The fish has existed, and Janatone will have existed; both exist in a modified form of the present tense. To achieve non-being, Janatone would have to go back up the river of time to a point where she had not yet been conceived. As far as she’s concerned, she’d have to go back beyond the Big Bang, in a manner of speaking.
|Alain Juranville, La Philosophie comme savoir de l’existence, vol. 1: Existence et inconscient (Presses Universitaires de France, 2000)|
Bertrand summons Sigmund Freud and Alain Juranville to equip Janatone with a “death drive” as a motivation for her wanting to die on Earth. But that raises problems. As Bertrand says, why does Janatone go to so much trouble? If it’s le non-être, ‘non-being’, she’s after, why not simply propel herself out an airlock and be done with it? There’s something else in play here.
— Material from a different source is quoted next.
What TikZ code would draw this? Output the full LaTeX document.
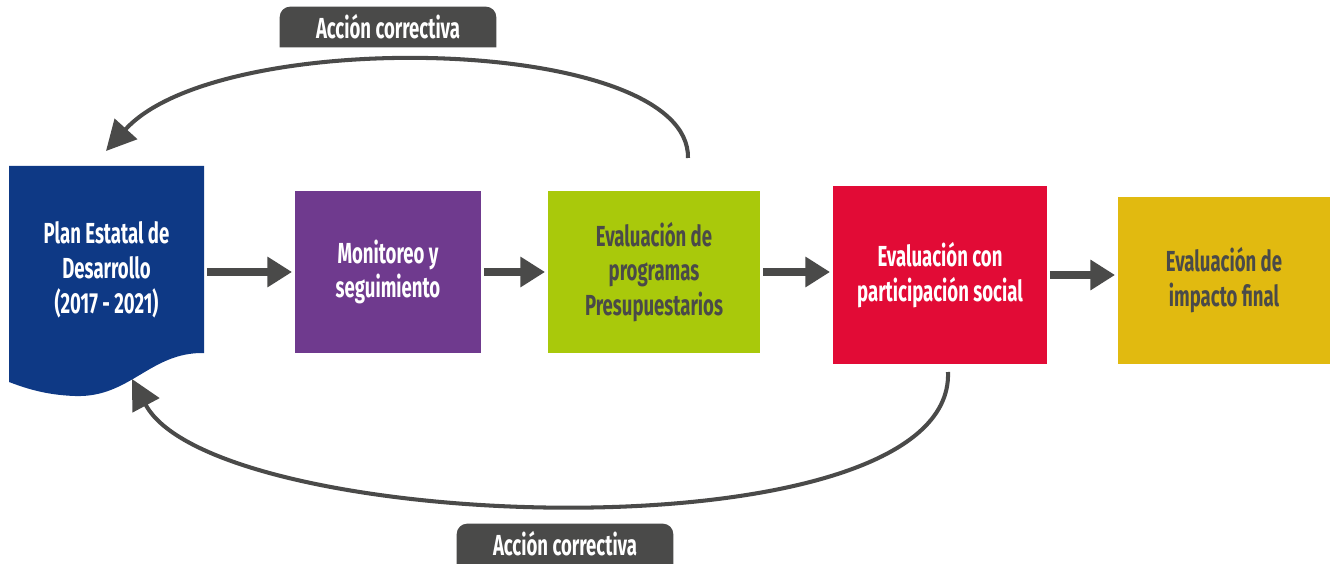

Bertrand cites Heidegger as ascribing the “death drive” to anxiety. Was Dr. Freud overstating the case? Maybe, but we owe it to Freud and Heidegger to listen to them both; some people take this “being-towards-death” business just a little too much to heart.
For example, Karen Armstrong has characterized John Nelson Darby’s 19th-century Christian heresy — the forerunner of “fundamentalism” — as embodying revenge fantasies and a morbid, nihilistic death wish. Today, we see the ideas not only taken literally but also violently acted out by factions in other religions. Anxiety there is, and it’s strong brew. Perhaps Heidegger meant existential ennui.
Janatone doesn’t have those problems. But she is getting long in the tooth. She wants to pay a last visit to the land where she was born and grew up. Fair enough. She doesn’t think, in the manner of Descartes, Cogito, ergo non ero, ‘I think, therefore I won’t be.’ She just thinks she won’t get another chance to swim upriver, as it were.